Zoom out, though, and the picture is less grim. ARB has held key support zones through multiple sell-offs, and trading volume on major exchanges remains healthy. A common pattern: sharp capitulation candles followed by slow, grinding recoveries. Translation — long-term holders are not panic selling, even when short-term traders are.
Sentiment indicators tell a similar story. Social mentions of ARB on crypto Twitter and Reddit ticked up through 2024 despite the price weakness — a classic early sign that the smart money crowd is still paying attention. When a token trends in chatter but not in price, something is usually building under the surface.
On-Chain Fundamentals Worth Watching
Price opinions are cheap. On-chain data is expensive — and it's where the real Arbitrum story lives. A few metrics every serious ARB watcher tracks:
- Total Value Locked (TVL): Arbitrum consistently ranks as the largest L2 by TVL, hosting blue-chip DeFi protocols like Uniswap, Aave, and Camelot.
- Daily active addresses: Steady, often beating Optimism and Base on raw user counts, especially during NFT and memecoin cycles.

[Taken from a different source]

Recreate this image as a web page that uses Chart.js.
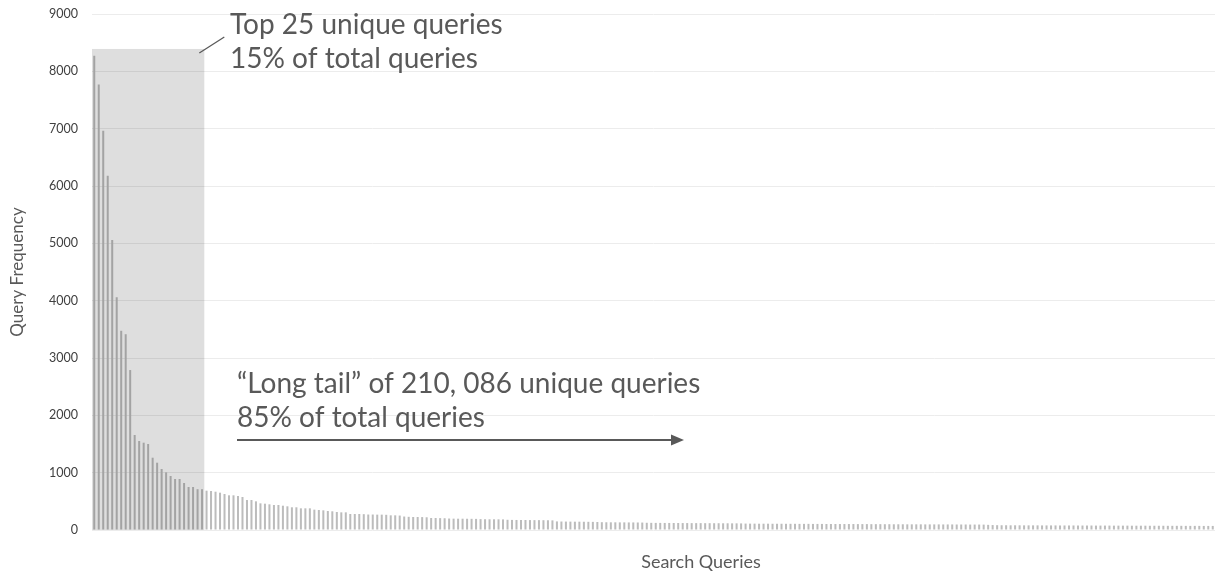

- Transaction costs: Still a fraction of Ethereum mainnet fees, keeping Arbitrum competitive for retail traders and DeFi farmers.

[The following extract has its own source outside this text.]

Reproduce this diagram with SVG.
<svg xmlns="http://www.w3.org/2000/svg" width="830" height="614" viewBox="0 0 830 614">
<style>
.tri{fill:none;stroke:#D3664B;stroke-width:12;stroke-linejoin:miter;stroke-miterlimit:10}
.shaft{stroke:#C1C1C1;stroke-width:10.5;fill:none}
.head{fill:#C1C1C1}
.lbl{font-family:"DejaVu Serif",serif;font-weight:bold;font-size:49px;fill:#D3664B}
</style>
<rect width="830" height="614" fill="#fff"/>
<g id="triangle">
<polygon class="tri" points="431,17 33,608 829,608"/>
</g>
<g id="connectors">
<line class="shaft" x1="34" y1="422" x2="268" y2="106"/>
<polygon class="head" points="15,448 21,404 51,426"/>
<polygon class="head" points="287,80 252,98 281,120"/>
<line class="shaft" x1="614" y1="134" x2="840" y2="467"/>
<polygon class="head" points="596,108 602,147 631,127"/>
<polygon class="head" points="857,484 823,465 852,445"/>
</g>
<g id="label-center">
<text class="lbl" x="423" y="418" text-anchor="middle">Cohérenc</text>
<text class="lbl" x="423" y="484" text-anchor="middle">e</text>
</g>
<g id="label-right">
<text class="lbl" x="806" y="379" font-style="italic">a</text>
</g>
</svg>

- Bridge inflows: Net inflows to Arbitrum tend to spike before local price bottoms — a quietly bullish signal.
Then there's the Arbitrum Orbit stack — a framework that lets anyone launch their own customizable chain using Arbitrum's tech. If Orbit gains traction, the parent ARB token could capture indirect value through security and sequencing fees, even if that flow is small today. Future optionality is real, even if the spreadsheet doesn't show it yet.
The Bullish Case in One Paragraph
Bulls argue ARB is a discounted bet on the Layer-2 economy. Ethereum itself benefits from every transaction that settles on Arbitrum, ARB governance is becoming more active, and upcoming token unlocks — while a risk — have been partially absorbed by the market. Add a potential crypto-wide bull cycle and ARB could meaningfully outperform.
Risks and the Bear Case for ARB
No honest review skips the red flags. Here is what keeps skeptics up at night:
- Token unlocks: Large tranches of ARB continue to vest for the team and investors, creating persistent sell pressure. Each unlock event has historically been a short-term ceiling on price.
- Competition is fierce: Base (Coinbase-backed) is pulling in new users, Optimism has the Superchain vision, and zk-rollups are coming fast. L2 market share is not a given.
- Governance fatigue: ARB's utility is mostly governance. If proposals stall or feel ceremonial, holders lose interest — and so does the price.
- Regulatory clouds: Like every major altcoin, ARB carries the risk that a regulator somewhere decides governance tokens count as securities.
Bears also point out that fee revenue does not flow back to ARB holders. Until that changes, the token is essentially a claim on governance, not cash flow. For income-focused investors, that is a hard sell.
Key Takeaways
If you made it this far, here is the distilled Arbitrum coin opinion:
- ARB remains the largest Layer-2 ecosystem by TVL and active users — fundamentals are intact, even when price is not.
- Sentiment is cautiously optimistic but fragile; token unlocks remain the biggest near-term overhang.
- The token's utility is governance today, with potential fee-value accrual tomorrow — a bet on future design, not current cash flow.
- Competition is real. Arbitrum's lead is wide but not unassailable, and Base plus zk-rollups are closing fast.
- For long-term believers, ARB is a high-conviction Layer-2 play. For short-term traders, watch unlock calendars and BTC dominance.
Whether you are bullish, bearish, or just watching, one thing is clear: Arbitrum is no longer an experiment. It is infrastructure — and the ARB token is your voting share in how that infrastructure evolves. Do your own research, size your positions, and never chase green candles. The market rewards patience, not hype.